## STATED TASK
Look for the line containing "What matplotlib code" and the line containing "bounds = 90" in the entries below. Copy those two and all lines between them exactly, leaving out pictures.

## INPUT MATERIAL
-- Start --

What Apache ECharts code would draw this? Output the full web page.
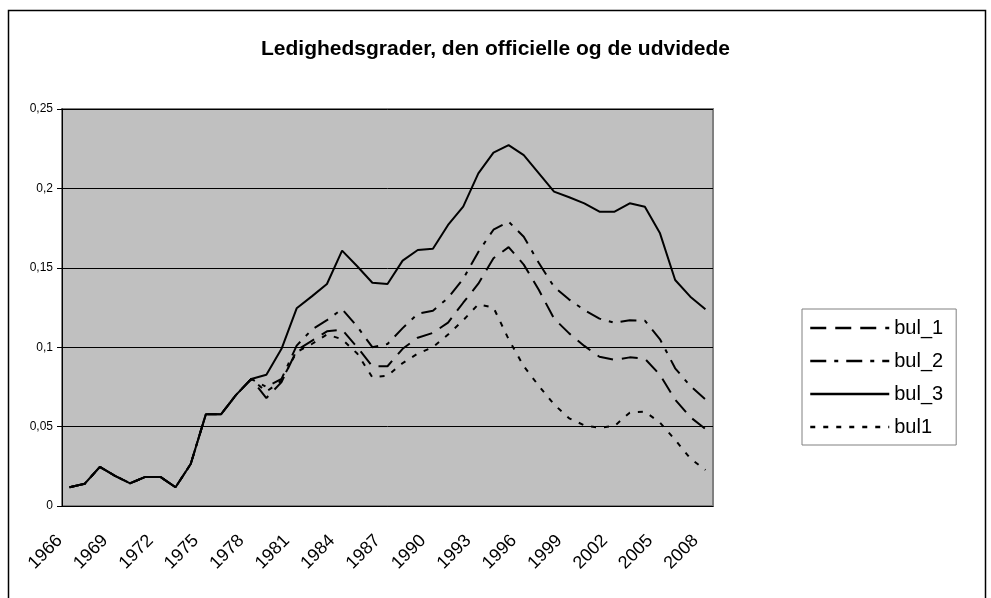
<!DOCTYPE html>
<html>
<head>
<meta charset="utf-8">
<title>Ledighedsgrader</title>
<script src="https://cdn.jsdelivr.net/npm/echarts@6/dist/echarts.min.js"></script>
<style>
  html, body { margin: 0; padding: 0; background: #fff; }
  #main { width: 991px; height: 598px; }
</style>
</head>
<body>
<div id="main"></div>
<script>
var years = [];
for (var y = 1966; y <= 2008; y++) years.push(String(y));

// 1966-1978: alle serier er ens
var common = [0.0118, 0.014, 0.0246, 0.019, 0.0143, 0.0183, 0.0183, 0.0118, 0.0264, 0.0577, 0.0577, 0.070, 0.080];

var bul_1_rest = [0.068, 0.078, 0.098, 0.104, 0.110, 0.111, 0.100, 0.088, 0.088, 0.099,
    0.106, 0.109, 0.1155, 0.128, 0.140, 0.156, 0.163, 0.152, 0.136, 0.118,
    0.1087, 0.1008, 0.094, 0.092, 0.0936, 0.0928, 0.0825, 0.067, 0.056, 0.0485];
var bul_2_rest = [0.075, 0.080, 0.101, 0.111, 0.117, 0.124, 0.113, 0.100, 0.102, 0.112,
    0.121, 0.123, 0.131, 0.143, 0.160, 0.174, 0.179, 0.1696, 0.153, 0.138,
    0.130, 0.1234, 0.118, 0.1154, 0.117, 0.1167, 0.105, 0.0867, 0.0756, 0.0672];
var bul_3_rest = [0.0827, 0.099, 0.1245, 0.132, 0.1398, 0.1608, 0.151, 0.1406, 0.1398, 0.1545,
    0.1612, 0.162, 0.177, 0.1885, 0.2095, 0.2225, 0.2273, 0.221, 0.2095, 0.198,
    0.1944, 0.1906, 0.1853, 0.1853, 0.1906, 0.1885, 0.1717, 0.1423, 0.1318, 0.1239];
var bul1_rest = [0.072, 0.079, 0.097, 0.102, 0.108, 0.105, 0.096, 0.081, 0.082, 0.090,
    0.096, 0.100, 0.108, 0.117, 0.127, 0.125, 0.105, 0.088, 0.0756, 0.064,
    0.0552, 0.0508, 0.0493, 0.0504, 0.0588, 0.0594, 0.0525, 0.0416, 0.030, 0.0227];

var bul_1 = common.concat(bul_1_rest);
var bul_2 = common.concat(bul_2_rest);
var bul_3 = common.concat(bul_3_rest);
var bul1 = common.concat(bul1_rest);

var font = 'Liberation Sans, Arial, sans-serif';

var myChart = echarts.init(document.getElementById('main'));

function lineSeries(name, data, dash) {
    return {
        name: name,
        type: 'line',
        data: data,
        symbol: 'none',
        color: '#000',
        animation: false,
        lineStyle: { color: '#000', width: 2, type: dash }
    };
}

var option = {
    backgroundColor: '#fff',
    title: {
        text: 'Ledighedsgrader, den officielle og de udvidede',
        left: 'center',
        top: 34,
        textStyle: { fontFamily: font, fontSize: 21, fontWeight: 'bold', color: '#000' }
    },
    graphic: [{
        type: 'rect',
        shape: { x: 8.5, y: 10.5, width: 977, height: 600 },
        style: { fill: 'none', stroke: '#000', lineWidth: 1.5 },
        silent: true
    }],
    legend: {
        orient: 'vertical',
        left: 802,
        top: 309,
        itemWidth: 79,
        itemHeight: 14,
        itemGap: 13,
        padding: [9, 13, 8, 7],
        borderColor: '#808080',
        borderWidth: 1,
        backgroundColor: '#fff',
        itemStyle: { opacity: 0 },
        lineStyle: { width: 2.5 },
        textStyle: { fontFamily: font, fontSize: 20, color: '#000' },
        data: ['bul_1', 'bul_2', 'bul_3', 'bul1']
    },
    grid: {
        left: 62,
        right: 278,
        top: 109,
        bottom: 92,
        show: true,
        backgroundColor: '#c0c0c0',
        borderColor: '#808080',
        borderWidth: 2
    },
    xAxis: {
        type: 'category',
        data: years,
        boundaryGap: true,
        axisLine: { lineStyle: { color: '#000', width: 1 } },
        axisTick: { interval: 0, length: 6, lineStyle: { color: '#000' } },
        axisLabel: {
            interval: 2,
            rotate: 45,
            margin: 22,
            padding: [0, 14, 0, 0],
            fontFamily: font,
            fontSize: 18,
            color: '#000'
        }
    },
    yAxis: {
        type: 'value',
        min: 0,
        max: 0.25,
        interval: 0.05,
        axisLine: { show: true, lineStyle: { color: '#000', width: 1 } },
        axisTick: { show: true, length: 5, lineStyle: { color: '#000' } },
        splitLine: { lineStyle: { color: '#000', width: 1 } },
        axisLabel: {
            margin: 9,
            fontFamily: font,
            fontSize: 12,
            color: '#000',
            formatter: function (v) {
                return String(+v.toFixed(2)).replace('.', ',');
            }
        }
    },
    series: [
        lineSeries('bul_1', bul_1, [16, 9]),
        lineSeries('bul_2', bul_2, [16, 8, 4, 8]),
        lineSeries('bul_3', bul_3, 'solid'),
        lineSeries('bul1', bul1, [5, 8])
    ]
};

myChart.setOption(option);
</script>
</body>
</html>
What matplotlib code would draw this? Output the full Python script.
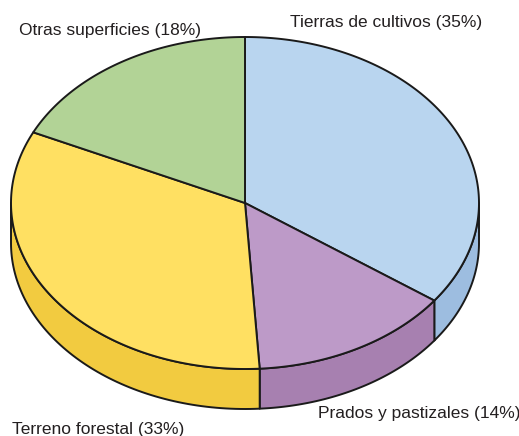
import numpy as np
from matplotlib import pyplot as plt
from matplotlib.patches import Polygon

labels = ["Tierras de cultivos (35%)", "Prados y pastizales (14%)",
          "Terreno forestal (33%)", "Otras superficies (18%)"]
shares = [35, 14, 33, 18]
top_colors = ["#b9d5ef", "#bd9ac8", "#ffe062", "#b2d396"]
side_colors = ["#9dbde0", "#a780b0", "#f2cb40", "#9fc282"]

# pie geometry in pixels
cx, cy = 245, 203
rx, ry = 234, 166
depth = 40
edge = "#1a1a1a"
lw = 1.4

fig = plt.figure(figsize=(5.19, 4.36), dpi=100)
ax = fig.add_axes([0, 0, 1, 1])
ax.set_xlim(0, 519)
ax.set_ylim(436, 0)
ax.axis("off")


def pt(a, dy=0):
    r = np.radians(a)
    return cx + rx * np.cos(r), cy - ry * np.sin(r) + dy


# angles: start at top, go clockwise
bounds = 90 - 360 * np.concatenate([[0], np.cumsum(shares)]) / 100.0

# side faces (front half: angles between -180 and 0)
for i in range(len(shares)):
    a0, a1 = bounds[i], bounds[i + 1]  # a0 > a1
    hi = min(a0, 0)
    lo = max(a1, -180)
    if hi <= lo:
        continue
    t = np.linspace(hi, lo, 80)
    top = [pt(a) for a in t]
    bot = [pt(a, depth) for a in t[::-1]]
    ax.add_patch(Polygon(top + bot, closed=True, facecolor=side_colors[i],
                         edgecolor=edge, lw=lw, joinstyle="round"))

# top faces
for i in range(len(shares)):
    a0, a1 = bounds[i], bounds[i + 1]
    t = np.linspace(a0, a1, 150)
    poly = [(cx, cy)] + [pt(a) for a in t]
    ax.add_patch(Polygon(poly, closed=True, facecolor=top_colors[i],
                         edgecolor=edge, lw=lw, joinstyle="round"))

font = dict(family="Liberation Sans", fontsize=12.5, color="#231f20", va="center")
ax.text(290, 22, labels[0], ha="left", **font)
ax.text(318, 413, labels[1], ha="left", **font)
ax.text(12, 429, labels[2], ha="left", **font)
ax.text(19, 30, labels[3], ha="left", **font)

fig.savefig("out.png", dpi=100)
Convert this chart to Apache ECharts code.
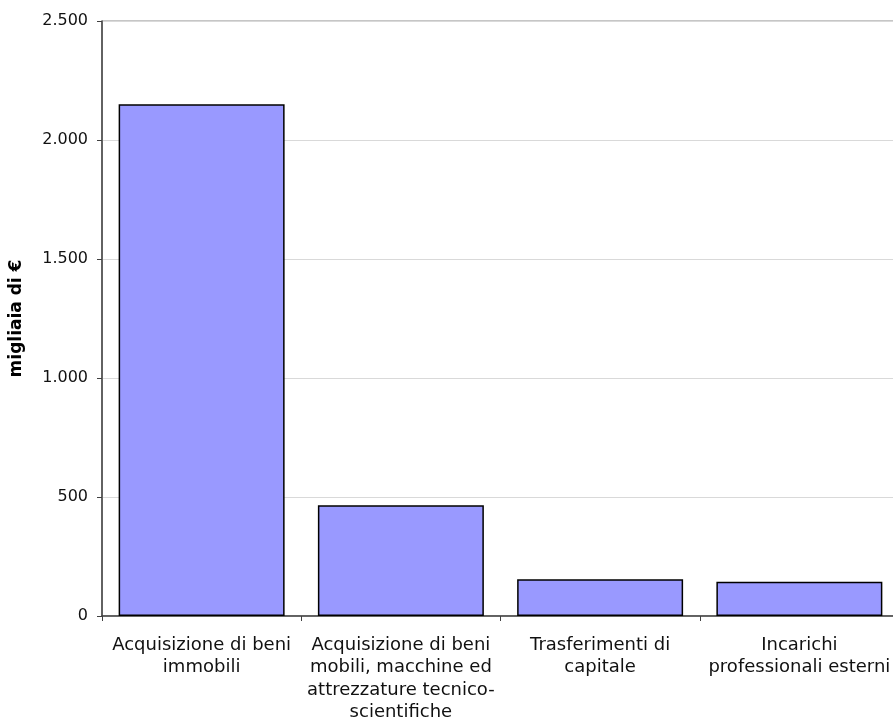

-- End --

## RESPONSE FOR THIS EXERCISE
What matplotlib code would draw this? Output the full Python script.
import numpy as np
from matplotlib import pyplot as plt
from matplotlib.patches import Polygon

labels = ["Tierras de cultivos (35%)", "Prados y pastizales (14%)",
          "Terreno forestal (33%)", "Otras superficies (18%)"]
shares = [35, 14, 33, 18]
top_colors = ["#b9d5ef", "#bd9ac8", "#ffe062", "#b2d396"]
side_colors = ["#9dbde0", "#a780b0", "#f2cb40", "#9fc282"]

# pie geometry in pixels
cx, cy = 245, 203
rx, ry = 234, 166
depth = 40
edge = "#1a1a1a"
lw = 1.4

fig = plt.figure(figsize=(5.19, 4.36), dpi=100)
ax = fig.add_axes([0, 0, 1, 1])
ax.set_xlim(0, 519)
ax.set_ylim(436, 0)
ax.axis("off")


def pt(a, dy=0):
    r = np.radians(a)
    return cx + rx * np.cos(r), cy - ry * np.sin(r) + dy


# angles: start at top, go clockwise
bounds = 90 - 360 * np.concatenate([[0], np.cumsum(shares)]) / 100.0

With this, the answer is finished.